What Happens in Dakota Doesn't Stay in Dakota
Pipes aren't things you really want to have to think about, and you usually only do so when something goes wrong. The same holds whether it's a blocked u-bend in your house or, you know, an oil pipeline exploding.
Besides the Colonial explosion, there is an ongoing protest against Energy Transfer Partners LP's Dakota Access pipeline project, which is designed to bring oil south from the Bakken shale. Meanwhile, activists sympathetic to the protesters in North Dakota sabotaged several cross-border pipelines carrying Canadian crude oil into the U.S.

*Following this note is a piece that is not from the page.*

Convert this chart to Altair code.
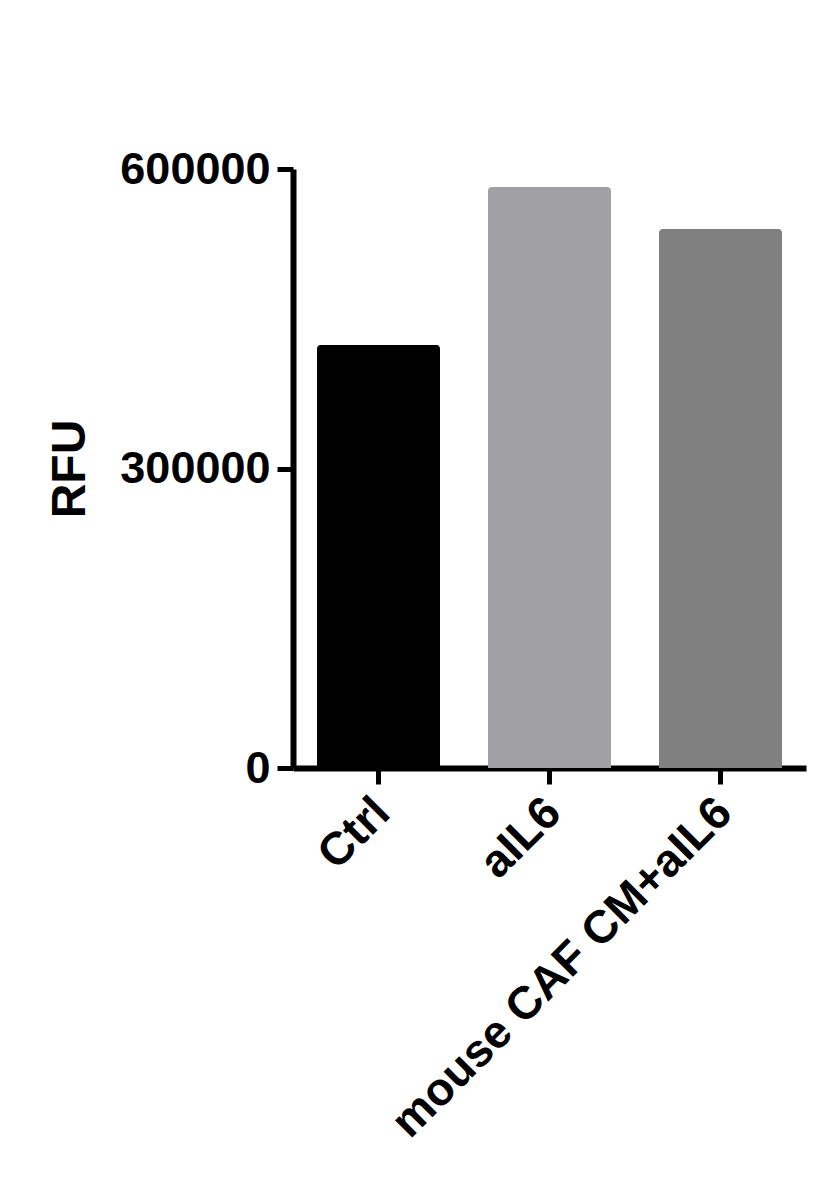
import altair as alt
import pandas as pd

categories = ["Ctrl", "aIL6", "mouse CAF CM+aIL6"]
values = [424000, 582000, 540000]
colors = ["#000000", "#A1A0A5", "#808080"]
y_ticks = [0, 300000, 600000]

df = pd.DataFrame({"group": categories, "rfu": values, "color": colors})

FONT = "Liberation Sans"

chart = alt.Chart(df).mark_bar(
    cornerRadiusTopLeft=4, cornerRadiusTopRight=4
).encode(
    x=alt.X(
        "group:N", sort=categories, title=None,
        scale=alt.Scale(paddingInner=0.28, paddingOuter=0.14),
        axis=alt.Axis(
            labelAngle=-45, labelAlign="right", labelBaseline="middle",
            labelFont=FONT, labelFontSize=46, labelFontWeight="bold", labelColor="black",
            labelPadding=21, labelOffset=4, tickSize=16, tickWidth=5, tickColor="black",
            domainWidth=6, domainColor="black", grid=False, labelLimit=1000,
        ),
    ),
    y=alt.Y(
        "rfu:Q", title="RFU",
        scale=alt.Scale(domain=[0, 600000], nice=False),
        axis=alt.Axis(
            values=y_ticks, format="d",
            labelFont=FONT, labelFontSize=45, labelFontWeight="bold", labelColor="black",
            labelPadding=7, tickSize=16, tickWidth=5, tickColor="black",
            domainWidth=6, domainColor="black", grid=False,
            titleFont=FONT, titleFontSize=48, titleFontWeight="bold", titleColor="black",
            titlePadding=25,
        ),
    ),
    color=alt.Color("color:N", scale=None),
).properties(
    width=513, height=599, autosize="none",
    padding={"left": 285, "top": 161, "right": 20, "bottom": 417},
).configure_view(strokeWidth=0)

chart.save("out.html", embed_options={"renderer": "svg", "actions": False})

As a general rule, the words "pipelines" and "sabotage" appear in oil news from places like Nigeria or Iraq, so this domestic disruption is striking. But it shouldn't be, really. Ever since the Keystone XL pipeline was stymied by concerted protests and lobbying, it has been obvious that if opposition to fracking or oil-sands development doesn't always succeed, choking off the route to market presents an effective alternative.
You don't have to block off an oilfield entirely from customers. You just have to make it more expensive. Here are how three different types of North American crude oil -- from Canada, the Bakken shale and the Permian shale in west Texas -- have traded relative to the benchmark West Texas Intermediate price in recent years:
The quality of crude oil matters, of course; harder-to-process heavy grades from places like western Canada naturally get a discount anyway. But the cost of transportation matters, too. While a pipeline might ship oil at a cost of $3 or $4 a barrel, resorting to rail can shift that to more than $10 -- which hurts a lot more with benchmark crude prices in the $40s rather than above $100.
It's unclear at this point whether or not Dakota Access will go ahead as is. But President Obama's latest intervention, via an interview this week, suggests ever more strongly that a final decision may have to wait until the next administration. And disasters like the Colonial explosion certainly don't help the industry's cause.
The bigger point point is that, as the oil sector contemplates the recovery of North American output after the price crash, the issue of market access has assumed even more importance. While the industry won a major victory in getting the export ban on crude oil lifted, it won't help producers unable to get their barrels profitably to the coast or a refinery.
In a recent report, Wood Mackenzie compared the location of major shale basins with tribal lands and pipeline routes. It's important to remember there isn't united tribal opposition to oil pipeline routes, as even the Dakota Access saga shows. Here's Wood Mackenzie's map:
You can see the difficulty here for Bakken shale producers in terms of getting more routes south.
As the map shows, for example, the shale du jour, the Permian, cements its advantage even more on this front, being right next to the biggest refining complex in the world and with no state boundaries or reservations in between.
In an echo of the Keystone XL fight, the place to watch right now is Canada. Besides the recent sabotage on pipes heading south, it has several major projects currently under review and facing challenges of their own, with decisions on permitting expected soon.
One to watch is Kinder Morgan's Trans Mountain Expansion, designed to take oil from Alberta to Canada's west coast. The project faces protests of its own, but Kinder Morgan expressed confidence on its recent earnings call that it will be approved, and that looks well-placed. A decision is expected next month. If it doesn't get the go-ahead, or gets delayed, "it would send a chill down the spine of Canadian producers" says Afo Ogunnaike, a senior analyst at Wood Mackenzie.
For pipeline companies, canceled or delayed projects frustrate growth but, on the upside, should make existing assets more valuable.
As for the exploration and production sector, Ogunnaike points out that blocked or delayed pipelines don't spell the end of output growth out of places like Alberta or North Dakota. A recovery in headline oil prices, for example, would provide more of a cushion to absorb higher transportation costs. And indeed, if pipeline problems slow supply growth in North America, the feedback loop in the market should help to raise global oil prices.
Which, in the context of OPEC's fumbling attempts to aid this process, raises a curious notion: that Saudi Arabia and its peers may be quietly rooting for those protesters in North Dakota.